It was Tuesday night, The Huddle, our mens’ meeting.
The subject of the meeting was acceptance.
There were many good comments. But one member nailed it.
“When I was in treatment,” he began, “we were in group sessions every day. One of the counsellors used toys and props in his presentations. It was clever; he emphasized points with rubber ducks, play hammers, hand puppets, and puzzles.”
“Amongst the props, he had a hula hoop. We had been there several days, and he had still not used the hula hoop. It just sat there.”
“Then one day, a fellow was complaining about the state of the world, politics, and the universe as he saw it. The counsellor reached for the hula hoop and put it on the floor. He called the fellow up, ‘stand in the center of the circle,’ he said. ‘Now, pick it up.’ The complainer stood holding the hula hoop at waist height.”
“Standing back, the counsellor said, ‘inside the hula hoop is all you can deal with; everything outside the hula hoop is out of your control. You better learn to accept it.’ We laughed. And the point was made.”
At the meeting, our Huddle member continued, “for me, if it is outside my hula hoop, it is out of my hands. All that I can deal with is inside the hula hoop. The rest I accept or ignore.”
At the meeting, most of us nodded in agreement; it was a great visual.
However, some of the younger members were puzzled.
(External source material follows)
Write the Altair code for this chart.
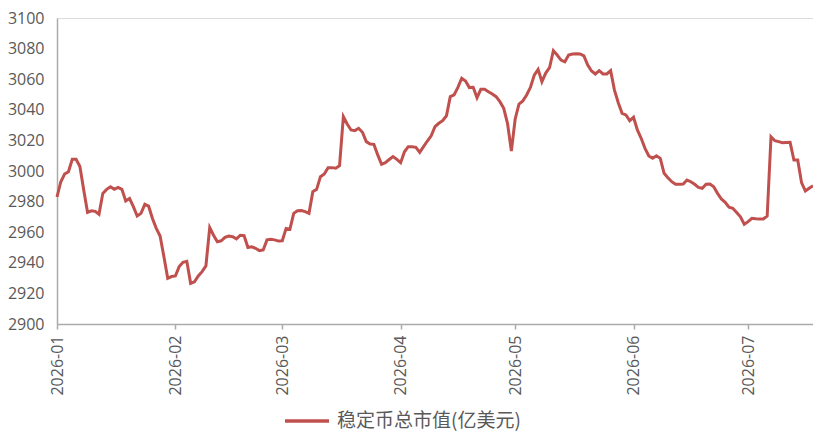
import altair as alt
import pandas as pd

series_name = "稳定币总市值(亿美元)"
start_date = "2026-01-01"
values = [
    2983, 2993, 2998, 2999.5, 3007.6, 3007.6, 3003, 2987.6, 2973, 2974,
    2973.6, 2971.7, 2985.4, 2988, 2989.7, 2988, 2989.3, 2988, 2980.4, 2982,
    2976.7, 2970.6, 2972.3, 2978.2, 2977, 2969, 2962.5, 2957.5, 2944, 2929.9,
    2931, 2931.4, 2937.5, 2940.3, 2941, 2926.6, 2927.6, 2931.4, 2934.2, 2938,
    2963, 2958, 2953.8, 2954.4, 2956.6, 2957.5, 2957, 2955.6, 2958, 2957.7,
    2950, 2950.5, 2949.5, 2948, 2948.4, 2955, 2955.4, 2955, 2954.2, 2954.4,
    2962.5, 2962, 2972.3, 2974, 2974.2, 2973.5, 2972.3, 2986.5, 2988, 2996.3,
    2998, 3002.2, 3002.2, 3001.8, 3003.5, 3035.5, 3030.7, 3026.8, 3026.4, 3027.9,
    3025.3, 3019.2, 3017.6, 3017.4, 3010.5, 3004.4, 3005.5, 3007.5, 3009.4, 3007.6,
    3005.4, 3012.6, 3015.9, 3015.9, 3015.5, 3012.2, 3015.9, 3019.6, 3023, 3029,
    3031.2, 3032.9, 3036.1, 3048.6, 3049.7, 3054.7, 3060.6, 3058.8, 3054.5, 3054.7,
    3047.9, 3053.4, 3053.4, 3051.8, 3050.3, 3048.6, 3045.3, 3041, 3031, 3013,
    3034, 3043.8, 3045.8, 3049.7, 3054.7, 3062.7, 3066.4, 3058.3, 3064, 3067.5,
    3078.6, 3075.8, 3072.5, 3071.4, 3075.8, 3076.5, 3076.6, 3076.5, 3075.2, 3069.3,
    3065.4, 3063.4, 3065.6, 3063.4, 3063.4, 3065.6, 3052.9, 3044.6, 3037.7, 3036.6,
    3032.9, 3035.1, 3026.8, 3021.4, 3014.8, 3009.8, 3008.3, 3010, 3008.3, 2998.5,
    2995.6, 2993, 2991.3, 2991.3, 2991.5, 2994.1, 2993, 2991.3, 2989.3, 2988.7,
    2991.3, 2991.5, 2989.7, 2985.4, 2981.7, 2979.5, 2976.3, 2975.6, 2972.8, 2970.1,
    2965.2, 2966.9, 2969.1, 2968.8, 2968.6, 2968.6, 2970.6, 3022.4, 3019.8, 3019.2,
    3018.5, 3018.6, 3018.7, 3007.2, 3007.2, 2992.4, 2986.9, 2988.7, 2990.4,
]
month_ticks = [1, 2, 3, 4, 5, 6, 7]
y_ticks = list(range(2900, 3101, 20))

dates = pd.date_range(start_date, periods=len(values), freq="D").strftime("%Y-%m-%d")
df = pd.DataFrame({"date": dates, "value": values, "series": series_name})

label_color = "#595959"
axis_color = "#ABABAB"
line_color = "#C0504D"

chart = (
    alt.Chart(df)
    .mark_line(strokeWidth=3, color=line_color)
    .encode(
        x=alt.X(
            "date:T",
            scale=alt.Scale(
                type="utc",
                domain=[
                    alt.DateTime(year=2026, month=1, date=1, utc=True),
                    alt.DateTime(year=2026, month=7, date=18, utc=True),
                ],
            ),
            axis=alt.Axis(
                title=None,
                values=[alt.DateTime(year=2026, month=m, date=1, utc=True) for m in month_ticks],
                labelExpr="utcFormat(datum.value, '%Y-%m')",
                labelAngle=-90,
                labelFontSize=16,
                labelFont="Open Sans",
                labelColor=label_color,
                labelPadding=6,
                tickSize=5,
                tickColor=axis_color,
                tickWidth=1.5,
                domainColor=axis_color,
                domainWidth=1.5,
                grid=False,
            ),
        ),
        y=alt.Y(
            "value:Q",
            scale=alt.Scale(domain=[2900, 3100], nice=False, zero=False),
            axis=alt.Axis(
                title=None,
                values=y_ticks,
                format="d",
                labelFontSize=16,
                labelFont="Open Sans",
                labelColor=label_color,
                labelPadding=13,
                ticks=False,
                domainColor=axis_color,
                domainWidth=1.5,
                grid=False,
            ),
        ),
        color=alt.Color(
            "series:N",
            scale=alt.Scale(domain=[series_name], range=[line_color]),
            legend=alt.Legend(
                title=None,
                orient="none",
                legendX=226,
                legendY=379,
                symbolType="stroke",
                symbolSize=1936,
                symbolStrokeWidth=3.5,
                labelFont="Noto Sans CJK SC",
                labelFontSize=19,
                labelColor=label_color,
                labelOffset=6,
                labelLimit=400,
                padding=0,
            ),
        ),
    )
    .properties(
        width=756,
        height=306,
        autosize=alt.AutoSizeParams(type="none"),
        padding={"left": 49, "top": 10, "right": 0, "bottom": 107},
    )
    .configure_view(stroke=axis_color, strokeWidth=1.5)
    .configure_legend(symbolStrokeWidth=3.5, symbolSize=1936)
    .configure(background="white")
)

chart.save("out.html", embed_options={"renderer": "svg", "actions": False})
The next guy to share, with prominent earrings and tattoos, asked, “What’s a hula hoop?”
We tried to explain. We did our best. But I was not sure we succeeded. The skateboard generation had never seen a hula hoop.
The member who shared his hula hoop story, decided to show the younger members what a hula hoop looked like. He brought one to the next meeting and donated it to the group.
Now we have a prop; our hula hoop is at the front of the room. If someone is complaining about this, that, or the other thing, we toss him the hoop and remind him of the importance of acceptance.